#### SET TASK:
Repeat the listing exactly as given, omitting every image.

#### AVAILABLE DATA:
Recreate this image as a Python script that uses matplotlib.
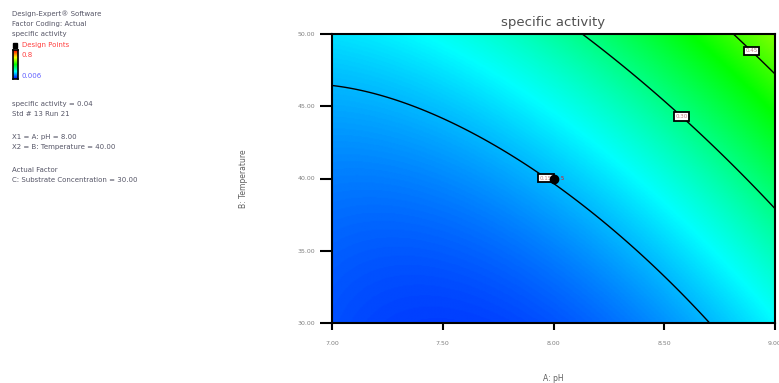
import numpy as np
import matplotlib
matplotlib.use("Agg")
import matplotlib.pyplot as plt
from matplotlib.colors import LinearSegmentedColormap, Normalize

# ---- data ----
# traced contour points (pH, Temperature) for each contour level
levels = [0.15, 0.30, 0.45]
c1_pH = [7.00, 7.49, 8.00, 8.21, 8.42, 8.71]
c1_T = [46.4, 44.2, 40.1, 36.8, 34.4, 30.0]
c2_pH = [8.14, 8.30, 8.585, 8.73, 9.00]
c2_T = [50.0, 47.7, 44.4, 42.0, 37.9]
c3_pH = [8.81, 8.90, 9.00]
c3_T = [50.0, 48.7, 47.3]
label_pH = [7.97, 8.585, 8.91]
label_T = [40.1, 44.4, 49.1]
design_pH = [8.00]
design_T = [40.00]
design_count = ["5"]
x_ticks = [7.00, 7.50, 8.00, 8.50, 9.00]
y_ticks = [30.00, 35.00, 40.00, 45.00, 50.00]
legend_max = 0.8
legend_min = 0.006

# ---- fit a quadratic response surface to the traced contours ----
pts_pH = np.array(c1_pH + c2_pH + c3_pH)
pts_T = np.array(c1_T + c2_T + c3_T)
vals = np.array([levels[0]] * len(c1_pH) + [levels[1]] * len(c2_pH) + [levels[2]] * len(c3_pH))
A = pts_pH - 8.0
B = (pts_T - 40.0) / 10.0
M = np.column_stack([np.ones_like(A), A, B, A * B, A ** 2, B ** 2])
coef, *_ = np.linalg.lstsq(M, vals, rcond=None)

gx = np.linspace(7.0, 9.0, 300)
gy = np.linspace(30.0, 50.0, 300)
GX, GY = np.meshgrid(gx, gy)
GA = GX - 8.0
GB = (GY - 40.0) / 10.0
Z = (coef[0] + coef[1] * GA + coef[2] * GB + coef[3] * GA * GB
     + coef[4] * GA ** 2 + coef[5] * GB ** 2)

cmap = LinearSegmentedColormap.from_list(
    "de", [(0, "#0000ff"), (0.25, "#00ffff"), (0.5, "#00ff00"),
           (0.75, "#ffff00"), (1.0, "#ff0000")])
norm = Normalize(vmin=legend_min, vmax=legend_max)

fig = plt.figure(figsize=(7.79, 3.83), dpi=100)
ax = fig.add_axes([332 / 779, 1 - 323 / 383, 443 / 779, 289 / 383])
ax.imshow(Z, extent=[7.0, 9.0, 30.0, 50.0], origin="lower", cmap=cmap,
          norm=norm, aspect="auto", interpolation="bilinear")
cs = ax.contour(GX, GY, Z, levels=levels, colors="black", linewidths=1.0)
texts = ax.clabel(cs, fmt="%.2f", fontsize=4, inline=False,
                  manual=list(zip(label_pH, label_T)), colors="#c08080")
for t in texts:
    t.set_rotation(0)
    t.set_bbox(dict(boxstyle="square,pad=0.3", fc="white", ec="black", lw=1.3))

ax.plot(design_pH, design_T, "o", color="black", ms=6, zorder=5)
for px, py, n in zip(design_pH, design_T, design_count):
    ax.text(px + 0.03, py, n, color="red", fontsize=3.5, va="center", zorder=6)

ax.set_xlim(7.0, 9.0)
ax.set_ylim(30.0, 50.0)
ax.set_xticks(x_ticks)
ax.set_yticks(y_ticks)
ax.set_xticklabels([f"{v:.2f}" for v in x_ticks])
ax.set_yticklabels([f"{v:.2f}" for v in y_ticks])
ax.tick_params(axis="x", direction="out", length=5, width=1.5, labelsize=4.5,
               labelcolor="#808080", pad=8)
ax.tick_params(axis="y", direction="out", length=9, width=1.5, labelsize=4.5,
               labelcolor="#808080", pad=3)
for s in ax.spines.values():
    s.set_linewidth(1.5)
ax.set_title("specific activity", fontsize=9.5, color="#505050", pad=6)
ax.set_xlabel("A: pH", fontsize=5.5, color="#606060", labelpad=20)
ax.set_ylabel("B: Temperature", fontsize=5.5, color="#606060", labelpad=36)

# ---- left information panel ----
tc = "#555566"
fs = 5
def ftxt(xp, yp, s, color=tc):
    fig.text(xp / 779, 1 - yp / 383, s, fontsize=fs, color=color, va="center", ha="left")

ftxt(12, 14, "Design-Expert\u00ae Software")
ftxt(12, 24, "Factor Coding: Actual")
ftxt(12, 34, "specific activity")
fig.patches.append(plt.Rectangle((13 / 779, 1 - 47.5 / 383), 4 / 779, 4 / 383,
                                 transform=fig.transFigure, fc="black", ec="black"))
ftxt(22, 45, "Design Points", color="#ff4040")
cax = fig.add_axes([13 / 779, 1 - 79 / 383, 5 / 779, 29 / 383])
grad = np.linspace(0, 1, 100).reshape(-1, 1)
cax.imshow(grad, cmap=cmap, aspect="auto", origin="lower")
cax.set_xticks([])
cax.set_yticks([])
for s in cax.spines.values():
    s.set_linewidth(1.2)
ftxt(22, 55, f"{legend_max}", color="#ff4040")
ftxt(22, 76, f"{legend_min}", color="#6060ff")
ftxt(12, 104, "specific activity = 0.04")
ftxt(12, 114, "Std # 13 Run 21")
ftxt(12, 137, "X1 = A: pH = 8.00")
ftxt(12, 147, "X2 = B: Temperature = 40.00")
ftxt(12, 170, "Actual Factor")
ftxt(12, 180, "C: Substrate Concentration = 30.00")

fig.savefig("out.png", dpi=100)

#### EXPECTED OUTPUT:
Recreate this image as a Python script that uses matplotlib.
import numpy as np
import matplotlib
matplotlib.use("Agg")
import matplotlib.pyplot as plt
from matplotlib.colors import LinearSegmentedColormap, Normalize

# ---- data ----
# traced contour points (pH, Temperature) for each contour level
levels = [0.15, 0.30, 0.45]
c1_pH = [7.00, 7.49, 8.00, 8.21, 8.42, 8.71]
c1_T = [46.4, 44.2, 40.1, 36.8, 34.4, 30.0]
c2_pH = [8.14, 8.30, 8.585, 8.73, 9.00]
c2_T = [50.0, 47.7, 44.4, 42.0, 37.9]
c3_pH = [8.81, 8.90, 9.00]
c3_T = [50.0, 48.7, 47.3]
label_pH = [7.97, 8.585, 8.91]
label_T = [40.1, 44.4, 49.1]
design_pH = [8.00]
design_T = [40.00]
design_count = ["5"]
x_ticks = [7.00, 7.50, 8.00, 8.50, 9.00]
y_ticks = [30.00, 35.00, 40.00, 45.00, 50.00]
legend_max = 0.8
legend_min = 0.006

# ---- fit a quadratic response surface to the traced contours ----
pts_pH = np.array(c1_pH + c2_pH + c3_pH)
pts_T = np.array(c1_T + c2_T + c3_T)
vals = np.array([levels[0]] * len(c1_pH) + [levels[1]] * len(c2_pH) + [levels[2]] * len(c3_pH))
A = pts_pH - 8.0
B = (pts_T - 40.0) / 10.0
M = np.column_stack([np.ones_like(A), A, B, A * B, A ** 2, B ** 2])
coef, *_ = np.linalg.lstsq(M, vals, rcond=None)

gx = np.linspace(7.0, 9.0, 300)
gy = np.linspace(30.0, 50.0, 300)
GX, GY = np.meshgrid(gx, gy)
GA = GX - 8.0
GB = (GY - 40.0) / 10.0
Z = (coef[0] + coef[1] * GA + coef[2] * GB + coef[3] * GA * GB
     + coef[4] * GA ** 2 + coef[5] * GB ** 2)

cmap = LinearSegmentedColormap.from_list(
    "de", [(0, "#0000ff"), (0.25, "#00ffff"), (0.5, "#00ff00"),
           (0.75, "#ffff00"), (1.0, "#ff0000")])
norm = Normalize(vmin=legend_min, vmax=legend_max)

fig = plt.figure(figsize=(7.79, 3.83), dpi=100)
ax = fig.add_axes([332 / 779, 1 - 323 / 383, 443 / 779, 289 / 383])
ax.imshow(Z, extent=[7.0, 9.0, 30.0, 50.0], origin="lower", cmap=cmap,
          norm=norm, aspect="auto", interpolation="bilinear")
cs = ax.contour(GX, GY, Z, levels=levels, colors="black", linewidths=1.0)
texts = ax.clabel(cs, fmt="%.2f", fontsize=4, inline=False,
                  manual=list(zip(label_pH, label_T)), colors="#c08080")
for t in texts:
    t.set_rotation(0)
    t.set_bbox(dict(boxstyle="square,pad=0.3", fc="white", ec="black", lw=1.3))

ax.plot(design_pH, design_T, "o", color="black", ms=6, zorder=5)
for px, py, n in zip(design_pH, design_T, design_count):
    ax.text(px + 0.03, py, n, color="red", fontsize=3.5, va="center", zorder=6)

ax.set_xlim(7.0, 9.0)
ax.set_ylim(30.0, 50.0)
ax.set_xticks(x_ticks)
ax.set_yticks(y_ticks)
ax.set_xticklabels([f"{v:.2f}" for v in x_ticks])
ax.set_yticklabels([f"{v:.2f}" for v in y_ticks])
ax.tick_params(axis="x", direction="out", length=5, width=1.5, labelsize=4.5,
               labelcolor="#808080", pad=8)
ax.tick_params(axis="y", direction="out", length=9, width=1.5, labelsize=4.5,
               labelcolor="#808080", pad=3)
for s in ax.spines.values():
    s.set_linewidth(1.5)
ax.set_title("specific activity", fontsize=9.5, color="#505050", pad=6)
ax.set_xlabel("A: pH", fontsize=5.5, color="#606060", labelpad=20)
ax.set_ylabel("B: Temperature", fontsize=5.5, color="#606060", labelpad=36)

# ---- left information panel ----
tc = "#555566"
fs = 5
def ftxt(xp, yp, s, color=tc):
    fig.text(xp / 779, 1 - yp / 383, s, fontsize=fs, color=color, va="center", ha="left")

ftxt(12, 14, "Design-Expert\u00ae Software")
ftxt(12, 24, "Factor Coding: Actual")
ftxt(12, 34, "specific activity")
fig.patches.append(plt.Rectangle((13 / 779, 1 - 47.5 / 383), 4 / 779, 4 / 383,
                                 transform=fig.transFigure, fc="black", ec="black"))
ftxt(22, 45, "Design Points", color="#ff4040")
cax = fig.add_axes([13 / 779, 1 - 79 / 383, 5 / 779, 29 / 383])
grad = np.linspace(0, 1, 100).reshape(-1, 1)
cax.imshow(grad, cmap=cmap, aspect="auto", origin="lower")
cax.set_xticks([])
cax.set_yticks([])
for s in cax.spines.values():
    s.set_linewidth(1.2)
ftxt(22, 55, f"{legend_max}", color="#ff4040")
ftxt(22, 76, f"{legend_min}", color="#6060ff")
ftxt(12, 104, "specific activity = 0.04")
ftxt(12, 114, "Std # 13 Run 21")
ftxt(12, 137, "X1 = A: pH = 8.00")
ftxt(12, 147, "X2 = B: Temperature = 40.00")
ftxt(12, 170, "Actual Factor")
ftxt(12, 180, "C: Substrate Concentration = 30.00")

fig.savefig("out.png", dpi=100)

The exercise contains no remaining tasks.